Our Porcine Coating (Pattern Pending) is infused with the highest quality pork product made right here in America. Jihawg Ammo is produced in the great state of Idaho.

We at Jihawg Ammo hope you will stock up on Jihawg as a natural deterrent to the ever growing threat of radical Islam and Sharia Law. We, however, stress that the nullifying principle of our product is only effective if you are attacked by an Islamist in Jihad. Otherwise, our ammo functions just like any other ammunition so we obviously insist upon defensive use of our ammo only-not offensive.

I suppose it is a comfort that this ammo is only for defense, but then it is sad indeed that those folk who think Obama is a Muslim and the U.S. Supreme Court is about to institute shariah law are also convinced that the Moslems will soon be staging operations in their own backyard (now that the commies decided not to come and rape our women, after all).

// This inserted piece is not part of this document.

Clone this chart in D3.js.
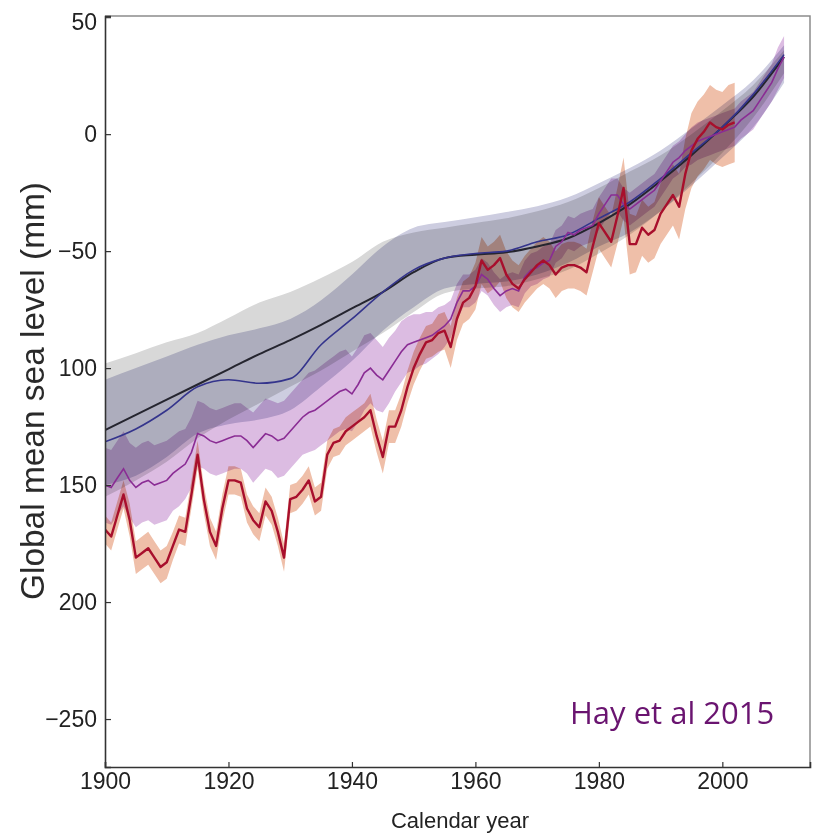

Perhaps in addition to gun control, we also need dumb-ass control.

A “Mental” Lapse for David Brooks

In today’s New York Times, talking head David Brooks makes what I think on a certain level could be a valid point, but suffers a “mental” lapse in the process. He divides the camps weighing in on the recent military “coup” in Egypt as those who emphasize process and those who emphasize substance. Starting with a simplistic binary is only the first mistake. Process and substance are hardly independent variables. The process he talks about is “democracy,” as though any time a bunch of ballots are collected in what the Carter Center would call a “free election,” there must be democracy. In the Egyptian case, the Carter Center noted that the election was “marred by uncertainty.” It is obvious that there is no “free” election anywhere in the strict sense. People are often intimidated or so ideologically driven that they do not consider the options available. In many elections, Egypt and Iran being only recent examples, the options are so limited that some people do not even bother to vote. Then there is the question of one-person-one vote vs. the electoral patch that underlies the democracy of the United States. Democracy is a chimera if not seen as relative to other forms of political coercion.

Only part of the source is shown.